### [EXERCISE AIM]
No pictures belong in the copy; return exactly the lines from the one with "Output the LaTeX" through the one with "(1692,1005) -- (1888,875);", both ends included, and nothing else.

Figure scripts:
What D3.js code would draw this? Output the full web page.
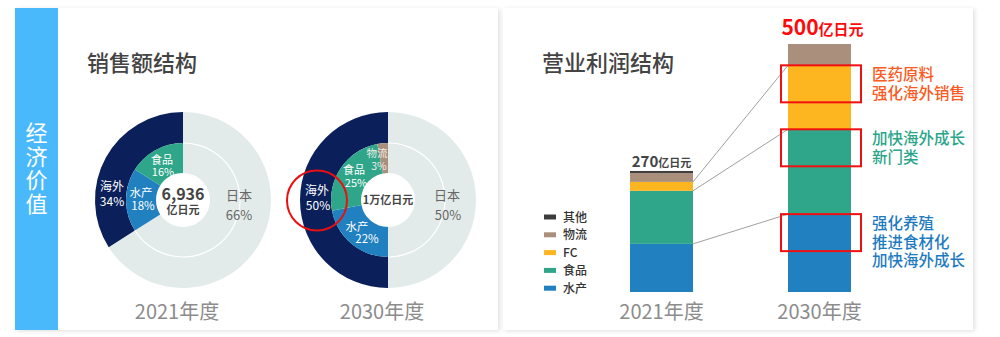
<!DOCTYPE html>
<html><head><meta charset="utf-8">
<script src="https://cdn.jsdelivr.net/npm/d3@7"></script>
<style>
html,body{margin:0;padding:0;background:#fff;}
svg{display:block;font-family:"Noto Sans CJK SC","Noto Sans",sans-serif;}
</style></head>
<body>
<svg id="c" width="1000" height="337"></svg>
<script>
// ---------- DATA ----------
const sideTitle = "经济价值";
const leftTitle = "销售额结构";
const rightTitle = "营业利润结构";
const years = ["2021年度", "2030年度"];

// donut: outer ring (region), inner ring (business)
const donutOuter2021 = [{name:"日本", value:66}, {name:"海外", value:34}];
const donutInner2021 = [{name:"日本", value:66}, {name:"水产", value:18}, {name:"食品", value:16}];
const donutOuter2030 = [{name:"日本", value:50}, {name:"海外", value:50}];
const donutInner2030 = [{name:"日本", value:50}, {name:"水产", value:22}, {name:"食品", value:25}, {name:"物流", value:3}];
const donutCenter2021 = ["6,936", "亿日元"];
const donutCenter2030 = ["1万亿日元"];

// stacked profit bars (亿日元)
const segments = ["水产", "食品", "FC", "物流", "其他"];
const profit2021 = {"水产":97, "食品":107, "FC":18, "物流":18, "其他":4};
const profit2030 = {"水产":157, "食品":171, "FC":129, "物流":43, "其他":0};
const totalLabels = [["270","亿日元"], ["500","亿日元"]];
const legendOrder = ["其他", "物流", "FC", "食品", "水产"];
const highlightSegs = ["FC", "食品", "水产"];
const notes = [
  ["医药原料", "强化海外销售"],
  ["加快海外成长", "新门类"],
  ["强化养殖", "推进食材化", "加快海外成长"]
];

// ---------- STYLE ----------
const colors = {"日本":"#e3ebea", "海外":"#0b1f5b", "水产":"#2180c0", "食品":"#2fa689",
  "FC":"#fdb520", "物流":"#aa8f7c", "其他":"#3c3c3c"};
const noteColors = ["#fb5a22", "#2aa58a", "#1f7bbf"];

const svg = d3.select("#c");
const defs = svg.append("defs");
const f = defs.append("filter").attr("id","sh").attr("x","-5%").attr("y","-5%").attr("width","110%").attr("height","110%");
f.append("feDropShadow").attr("dx",1.5).attr("dy",1).attr("stdDeviation",2).attr("flood-color","#000").attr("flood-opacity",0.13);

// panels
svg.append("rect").attr("x",15).attr("y",8).attr("width",483).attr("height",322).attr("fill","#fff").attr("filter","url(#sh)");
svg.append("rect").attr("x",503).attr("y",8).attr("width",470).attr("height",322).attr("fill","#fff").attr("filter","url(#sh)");
svg.append("rect").attr("x",15).attr("y",8).attr("width",43).attr("height",322).attr("fill","#4ab9fc");

svg.append("text").attr("x",36.5).attr("y",122)
  .style("writing-mode","vertical-rl").attr("letter-spacing",1.5)
  .attr("font-size",22).attr("fill","#fff").text(sideTitle);

svg.append("text").attr("x",87).attr("y",71).attr("font-size",22).attr("font-weight",500).attr("fill","#444").text(leftTitle);
svg.append("text").attr("x",542).attr("y",71).attr("font-size",22).attr("font-weight",500).attr("fill","#444").text(rightTitle);

// ---------- DONUTS ----------
const pie = d3.pie().sort(null).value(d=>d.value).startAngle(0).endAngle(2*Math.PI);
const rHole = 27, rMid = 57, rOut = 88;
const arcOuter = d3.arc().innerRadius(rMid).outerRadius(rOut);
const arcInner = d3.arc().innerRadius(rHole).outerRadius(rMid);
const arcLine = d3.arc().innerRadius(rMid-0.6).outerRadius(rMid+0.6);

function donut(cx, cy, outer, inner){
  const g = svg.append("g").attr("transform",`translate(${cx},${cy})`);
  g.selectAll("path.o").data(pie(outer)).join("path").attr("class","o")
    .attr("d",arcOuter).attr("fill",d=>colors[d.data.name]);
  g.selectAll("path.i").data(pie(inner)).join("path").attr("class","i")
    .attr("d",arcInner).attr("fill",d=>colors[d.data.name]);
  g.selectAll("path.l").data(pie(outer).filter(d=>d.data.name==="日本")).join("path").attr("class","l")
    .attr("d",arcLine).attr("fill","#fff");
  return g;
}
const xD = d3.scalePoint().domain(years).range([183, 388]);
const cy = 200;
const g1 = donut(xD(years[0]), cy, donutOuter2021, donutInner2021);
const g2 = donut(xD(years[1]), cy, donutOuter2030, donutInner2030);

function pct(arr, name){ const t=d3.sum(arr,d=>d.value); return Math.round(arr.find(d=>d.name===name).value/t*100)+"%"; }

// label layout (offsets from donut centre): [name, source, dx1, dy1, dx2, dy2, color, size]
function labels(g, items){
  items.forEach(([name, src, x1,y1,x2,y2,col,fs])=>{
    const t = g.append("text").attr("text-anchor","middle").attr("font-size",fs).attr("fill",col);
    t.append("tspan").attr("x",x1).attr("y",y1).text(name);
    t.append("tspan").attr("x",x2).attr("y",y2).text(pct(src,name));
  });
}
labels(g1, [
  ["海外", donutOuter2021, -71,-9, -71,5.5, "#fff", 12],
  ["水产", donutInner2021, -42,-3, -40,10, "#fff", 11.5],
  ["食品", donutInner2021, -21,-36.5, -20,-24, "#fff", 11],
  ["日本", donutOuter2021, 56,0, 56,20, "#666", 13]
]);
labels(g2, [
  ["海外", donutOuter2030, -71,-5, -70,10, "#fff", 12],
  ["食品", donutInner2030, -34,-26.5, -32,-13, "#fff", 11],
  ["物流", donutInner2030, -11,-43.5, -9,-30, "#f0ece8", 10.5],
  ["水产", donutInner2030, -31,30.5, -21,43, "#fff", 11.5],
  ["日本", donutOuter2030, 59,0, 60,20, "#666", 13]
]);
const c1 = g1.append("text").attr("text-anchor","middle").attr("font-weight",700).attr("fill","#444");
c1.append("tspan").attr("x",0).attr("y",0).attr("font-size",16).text(donutCenter2021[0]);
c1.append("tspan").attr("x",0).attr("y",14).attr("font-size",11).text(donutCenter2021[1]);
g2.append("text").attr("y",4).attr("text-anchor","middle").attr("font-size",11).attr("font-weight",700).attr("fill","#444").text(donutCenter2030[0]);
// red highlight circle around 海外 2030
g2.append("circle").attr("cx",-71).attr("cy",0.5).attr("r",30).attr("fill","none").attr("stroke","#e81010").attr("stroke-width",2);

svg.append("g").selectAll("text").data(years).join("text")
  .attr("x",d=>xD(d)-6).attr("y",319).attr("text-anchor","middle").attr("font-size",20).attr("fill","#8c8c8c").text(d=>d);

// ---------- BARS ----------
const x = d3.scaleBand().domain(years).range([630, 851]).paddingInner(0.6013).paddingOuter(0);
const y = d3.scaleLinear().domain([0, 500]).range([292, 44]);
const rows = [Object.assign({year:years[0]}, profit2021), Object.assign({year:years[1]}, profit2030)];
const stack = d3.stack().keys(segments)(rows);
const bw = x.bandwidth();

const gb = svg.append("g");
gb.selectAll("g").data(stack).join("g").attr("fill",d=>colors[d.key])
  .selectAll("rect").data(d=>d).join("rect")
  .attr("x",d=>x(d.data.year)).attr("width",bw)
  .attr("y",d=>y(d[1])).attr("height",d=>y(d[0])-y(d[1]));

// connector lines between segment tops
const topOf = (key, idx) => y(stack.find(s=>s.key===key)[idx][1]);
svg.append("g").selectAll("line").data(highlightSegs).join("line")
  .attr("x1",x(years[0])+bw).attr("y1",d=>topOf(d,0))
  .attr("x2",x(years[1])).attr("y2",d=>topOf(d,1))
  .attr("stroke","#888").attr("stroke-width",0.8);

// red boxes
svg.append("g").selectAll("rect").data(highlightSegs).join("rect")
  .attr("x",x(years[1])-7).attr("y",d=>topOf(d,1)).attr("width",bw+17).attr("height",37)
  .attr("fill","none").attr("stroke","#f01010").attr("stroke-width",2);

// notes
const gn = svg.append("g");
highlightSegs.forEach((k,i)=>{
  const t = gn.append("text").attr("font-size",15.5).attr("font-weight",500).attr("fill",noteColors[i]);
  notes[i].forEach((line,j)=>{
    t.append("tspan").attr("x",x(years[1])+bw+21).attr("y",topOf(k,1)+15+j*18.5).text(line);
  });
});

// totals
const tot0 = svg.append("text").attr("x",x(years[0])+bw/2).attr("y",y(d3.sum(segments,k=>profit2021[k]))-4)
  .attr("text-anchor","middle").attr("fill","#444").attr("font-weight",700);
tot0.append("tspan").attr("font-size",15).text(totalLabels[0][0]);
tot0.append("tspan").attr("font-size",11).text(totalLabels[0][1]);
const tot1 = svg.append("text").attr("x",x(years[1])+bw/2+3).attr("y",y(d3.sum(segments,k=>profit2030[k]))-9)
  .attr("text-anchor","middle").attr("fill","#ff0a0a").attr("font-weight",700);
tot1.append("tspan").attr("font-size",21).text(totalLabels[1][0]);
tot1.append("tspan").attr("font-size",15).text(totalLabels[1][1]);

// legend
const lg = svg.append("g").selectAll("g").data(legendOrder).join("g")
  .attr("transform",(d,i)=>`translate(544,${217+i*17.8})`);
lg.append("rect").attr("x",0).attr("y",-2.5).attr("width",12).attr("height",5).attr("fill",d=>colors[d]);
lg.append("text").attr("x",19).attr("y",4.5).attr("font-size",12).attr("font-weight",500).attr("fill","#333").text(d=>d);

// bar year labels
svg.append("g").selectAll("text").data(years).join("text")
  .attr("x",d=>x(d)+bw/2).attr("y",319).attr("text-anchor","middle").attr("font-size",20).attr("fill","#8c8c8c").text(d=>d);
</script>
</body></html>
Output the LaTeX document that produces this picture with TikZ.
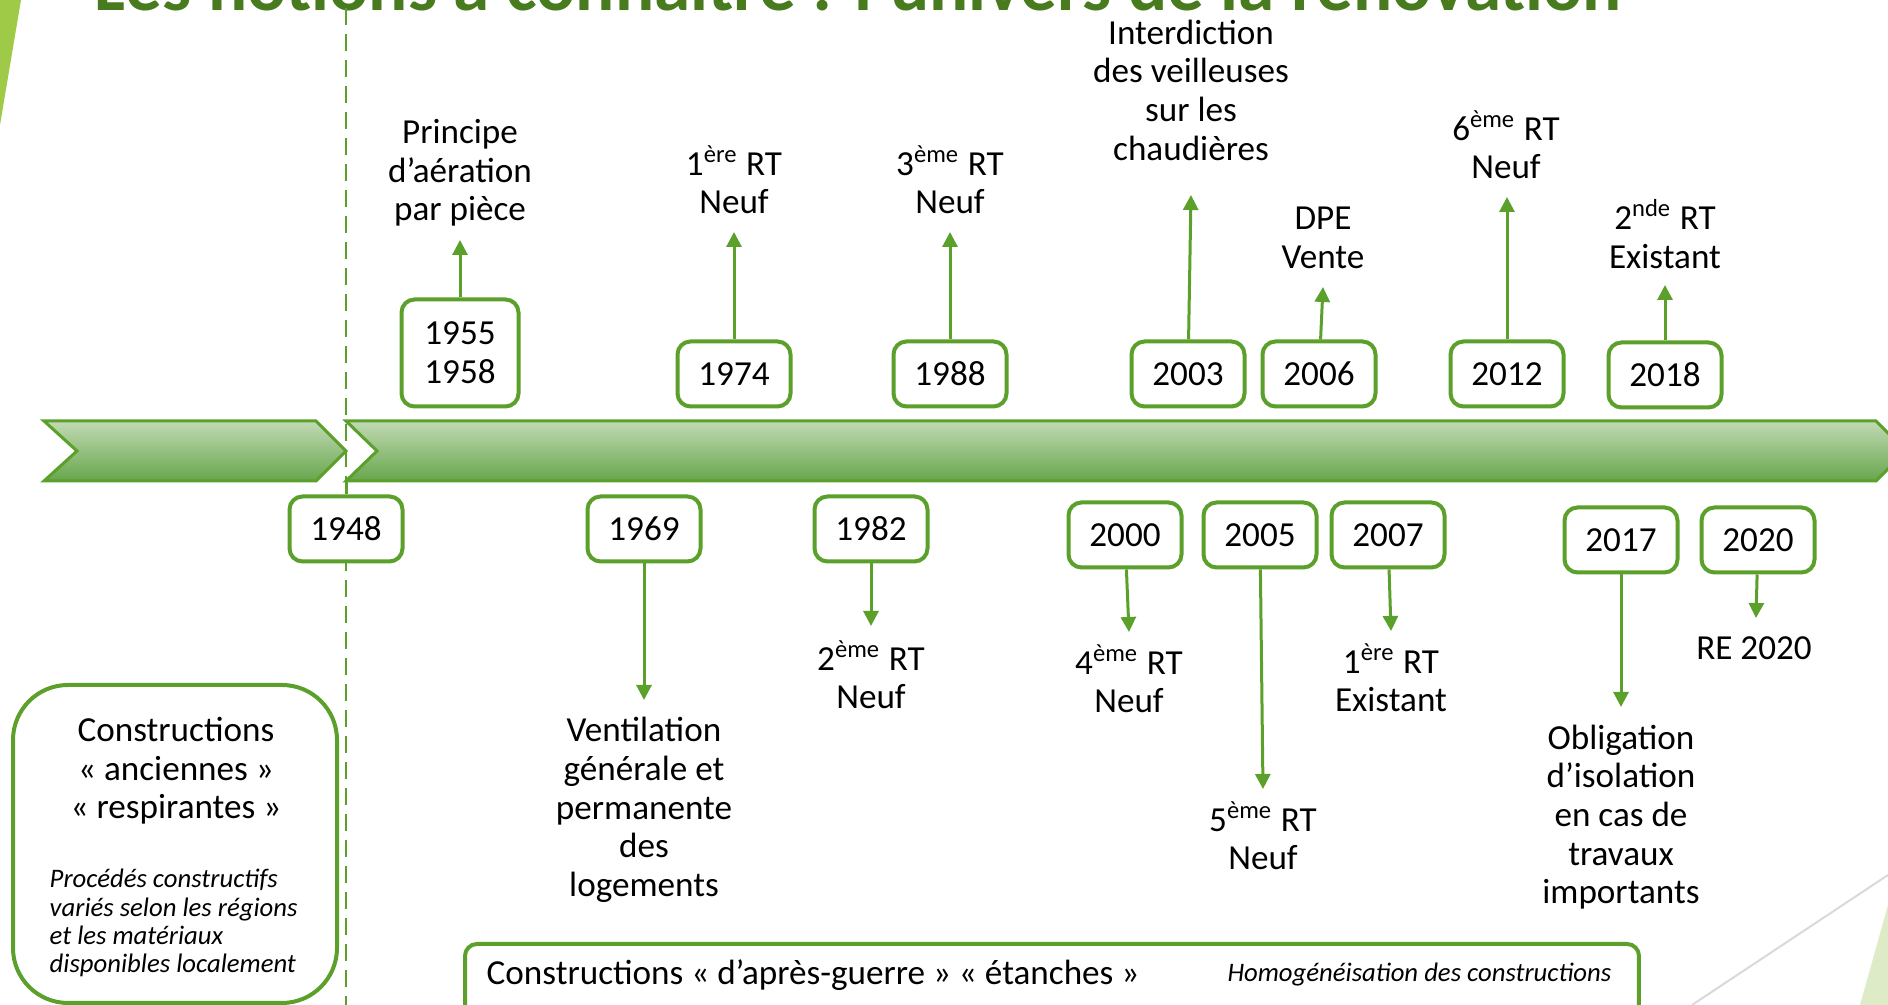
\documentclass[tikz,border=0pt]{standalone}
\usepackage{fontspec}
\setmainfont{Carlito}
\usepackage{xcolor}
\usetikzlibrary{arrows.meta}

\definecolor{ecogreen}{RGB}{92,160,44}
\definecolor{bandtop}{RGB}{194,218,180}
\definecolor{bandbot}{RGB}{104,166,76}
\definecolor{titlegreen}{RGB}{72,122,30}
\definecolor{facetgreen}{RGB}{158,202,72}
\definecolor{palegreen}{RGB}{221,236,199}

\begin{document}
\begin{tikzpicture}[x=0.1mm, y=-0.1mm,
    font=\fontsize{10}{11}\selectfont,
    year/.style = {draw=ecogreen, line width=0.4mm, rounded corners=1.3mm,
        fill=white, align=center, inner sep=0pt,
        minimum width=11.3mm, minimum height=6.5mm},
    event/.style = {align=center, inner sep=0pt},
    link/.style = {ecogreen, line width=0.3mm,
        -{Triangle[length=1.5mm, width=1.5mm]}},
    frame/.style = {draw=ecogreen, line width=0.4mm, inner sep=0pt},
    note/.style = {inner sep=0pt, font=\fontsize{7.6}{8}\selectfont\itshape}]

\useasboundingbox (0,0) rectangle (1888,1005);
\clip (0,0) rectangle (1888,1005);

% Slide decoration
\fill[facetgreen] (0,0) -- (21,0) -- (0,125) -- cycle;
\fill[palegreen] (1888,905) -- (1860,1005) -- (1888,1005) -- cycle;
\draw[gray!30, line width=0.2mm] (1692,1005) -- (1888,875);

% Title
\node[anchor=base west, inner sep=0pt, text=titlegreen,
    font=\fontsize{20.8}{22}\selectfont\bfseries] (title) at (94,11)
    {Les notions à connaître : l’univers de la rénovation};

% Timeline
\draw[ecogreen, line width=0.3mm, top color=bandtop, bottom color=bandbot]
    (44,421) -- (316,421) -- (346,451) -- (316,481) -- (44,481) -- (77,451) -- cycle;
\draw[ecogreen, line width=0.3mm, top color=bandtop, bottom color=bandbot]
    (346,421) -- (1876,421) -- (1906,451) -- (1876,481) -- (346,481) -- (377,451) -- cycle;

% 1948 limit
\coordinate (dtop) at (346,8);
\coordinate (dbot) at (346,1005);
\coordinate (b1948) at (346,481);
\draw[ecogreen, line width=0.25mm, dash pattern=on 1.7mm off 0.9mm] (dtop) -- (dbot);
\node[year] (y1948) at (346,529) {1948};
\draw[ecogreen, line width=0.3mm] (b1948) -- (y1948);

% Above the timeline
\node[year, minimum width=11.7mm, minimum height=10.7mm] (y1955) at (460,353) {1955\\1958};
\coordinate (t1955) at (460,240);
\node[event] (e1955) at (460,173) {Principe\\d’aération\\par pièce};
\draw[link] (y1955) -- (t1955);

\node[year] (y1974) at (734,374) {1974};
\coordinate (t1974) at (734,232);
\node[event] (e1974) at (734,180) {1\textsuperscript{ère} RT\\Neuf};
\draw[link] (y1974) -- (t1974);

\node[year] (y1988) at (950,374) {1988};
\coordinate (t1988) at (950,232);
\node[event] (e1988) at (950,180) {3\textsuperscript{ème} RT\\Neuf};
\draw[link] (y1988) -- (t1988);

\node[year] (y2003) at (1188,374) {2003};
\coordinate (t2003) at (1191,195);
\node[event] (e2003) at (1191,90) {Interdiction\\des veilleuses\\sur les\\chaudières};
\draw[link] (y2003) -- (t2003);

\node[year] (y2006) at (1319,374) {2006};
\coordinate (t2006) at (1323,287);
\node[event] (e2006) at (1323,238) {DPE\\Vente};
\draw[link] (y2006) -- (t2006);

\node[year] (y2012) at (1507,374) {2012};
\coordinate (t2012) at (1507,197);
\node[event] (e2012) at (1506,145) {6\textsuperscript{ème} RT\\Neuf};
\draw[link] (y2012) -- (t2012);

\node[year] (y2018) at (1665,375) {2018};
\coordinate (t2018) at (1665,285);
\node[event] (e2018) at (1665,234) {2\textsuperscript{nde} RT\\Existant};
\draw[link] (y2018) -- (t2018);

% Below the timeline
\node[year] (y1969) at (644,529) {1969};
\coordinate (t1969) at (644,700);
\node[event] (e1969) at (644,810) {Ventilation\\générale et\\permanente\\des\\logements};
\draw[link] (y1969) -- (t1969);

\node[year] (y1982) at (871,529) {1982};
\coordinate (t1982) at (871,626);
\node[event] (e1982) at (871,675) {2\textsuperscript{ème} RT\\Neuf};
\draw[link] (y1982) -- (t1982);

\node[year] (y2000) at (1125,535) {2000};
\coordinate (t2000) at (1129,632);
\node[event] (e2000) at (1129,679) {4\textsuperscript{ème} RT\\Neuf};
\draw[link] (y2000) -- (t2000);

\node[year] (y2005) at (1260,535) {2005};
\coordinate (t2005) at (1263,789);
\node[event] (e2005) at (1263,836) {5\textsuperscript{ème} RT\\Neuf};
\draw[link] (y2005) -- (t2005);

\node[year] (y2007) at (1388,535) {2007};
\coordinate (t2007) at (1391,631);
\node[event] (e2007) at (1391,678) {1\textsuperscript{ère} RT\\Existant};
\draw[link] (y2007) -- (t2007);

\node[year] (y2017) at (1621,540) {2017};
\coordinate (t2017) at (1621,707);
\node[event] (e2017) at (1621,817) {Obligation\\d’isolation\\en cas de\\travaux\\importants};
\draw[link] (y2017) -- (t2017);

\node[year] (y2020) at (1758,540) {2020};
\coordinate (t2020) at (1756,618);
\node[event] (e2020) at (1754,648) {RE 2020};
\draw[link] (y2020) -- (t2020);

% Old buildings
\node[frame, rounded corners=5.5mm, minimum width=32.4mm, minimum height=31.8mm] (old) at (175,844) {};
\node[event] (oldtxt) at (176,771) {Constructions\\« anciennes »\\« respirantes »};
\node[note, align=left, anchor=west] (oldnote) at (49,923)
    {Procédés constructifs\\variés selon les régions\\et les matériaux\\disponibles localement};

% Post-war buildings
\node[frame, rounded corners=1.2mm, anchor=north west, minimum width=117.4mm, minimum height=9mm] (new) at (463,942) {};
\node[anchor=west, inner sep=0pt] (newtxt) at (486,975) {Constructions « d’après-guerre » « étanches »};
\node[note, anchor=east] (newnote) at (1612,975) {Homogénéisation des constructions};
\end{tikzpicture}
\end{document}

### [ANSWER TO THIS TASK]
Output the LaTeX document that produces this picture with TikZ.
\documentclass[tikz,border=0pt]{standalone}
\usepackage{fontspec}
\setmainfont{Carlito}
\usepackage{xcolor}
\usetikzlibrary{arrows.meta}

\definecolor{ecogreen}{RGB}{92,160,44}
\definecolor{bandtop}{RGB}{194,218,180}
\definecolor{bandbot}{RGB}{104,166,76}
\definecolor{titlegreen}{RGB}{72,122,30}
\definecolor{facetgreen}{RGB}{158,202,72}
\definecolor{palegreen}{RGB}{221,236,199}

\begin{document}
\begin{tikzpicture}[x=0.1mm, y=-0.1mm,
    font=\fontsize{10}{11}\selectfont,
    year/.style = {draw=ecogreen, line width=0.4mm, rounded corners=1.3mm,
        fill=white, align=center, inner sep=0pt,
        minimum width=11.3mm, minimum height=6.5mm},
    event/.style = {align=center, inner sep=0pt},
    link/.style = {ecogreen, line width=0.3mm,
        -{Triangle[length=1.5mm, width=1.5mm]}},
    frame/.style = {draw=ecogreen, line width=0.4mm, inner sep=0pt},
    note/.style = {inner sep=0pt, font=\fontsize{7.6}{8}\selectfont\itshape}]

\useasboundingbox (0,0) rectangle (1888,1005);
\clip (0,0) rectangle (1888,1005);

% Slide decoration
\fill[facetgreen] (0,0) -- (21,0) -- (0,125) -- cycle;
\fill[palegreen] (1888,905) -- (1860,1005) -- (1888,1005) -- cycle;
\draw[gray!30, line width=0.2mm] (1692,1005) -- (1888,875);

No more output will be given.